Compared to the more subdued and antiquated ‘Lest we forget’, a slogan mostly used to refer to the First World War, ‘Never forget’ is a hand grabbing us by the collar, urging us, pleading with us, even commanding us to remember. Of course it is important to remember the dead. The reusing of phrases like ‘Never forget’ and ‘Never again’ in different environments does not make them less meaningful, I think, but more so. It puts pressure on the idea of a hierarchy of suffering, where some people’s suffering is more important than that of others. However, this is a thin line to walk when talking about the Holocaust, since all too often these days the very specific hate crimes targeting Jews are waved away with the argument that ‘other people suffered in the camps too’, making it seem as if there were no underlying ideology for the mass murder of the Jews.
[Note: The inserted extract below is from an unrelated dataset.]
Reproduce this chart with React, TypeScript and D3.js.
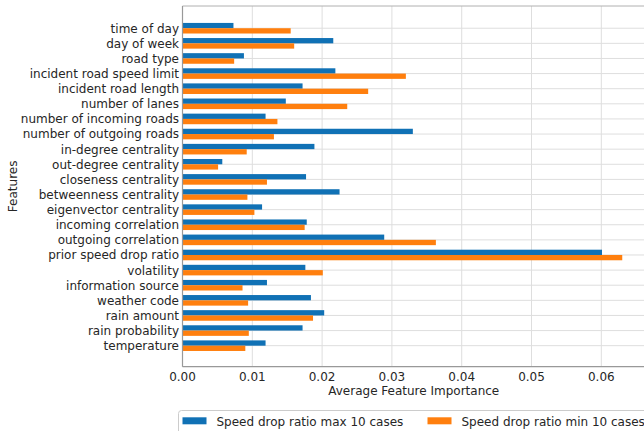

But when a certain type of memory becomes a commodity, it’s just as important to think of the memories of suffering that those in power do not want us to remember: the black pages in our history books that don’t sell any souvenirs. Those are the memories we as individuals have a duty to hold on to, without the aid of our coffee mugs.


*at one point during the Battle of the Bulge in the Belgian Ardennes in 1944, the commander of the 101st Airborne Division, General McAuliffe, received a letter from the German commander suggesting the Americans surrender. McAuliffe coined the famous reply: ‘To the German commander: NUTS!’, which has become symbolic for the endurance and spirit of the American soldiers.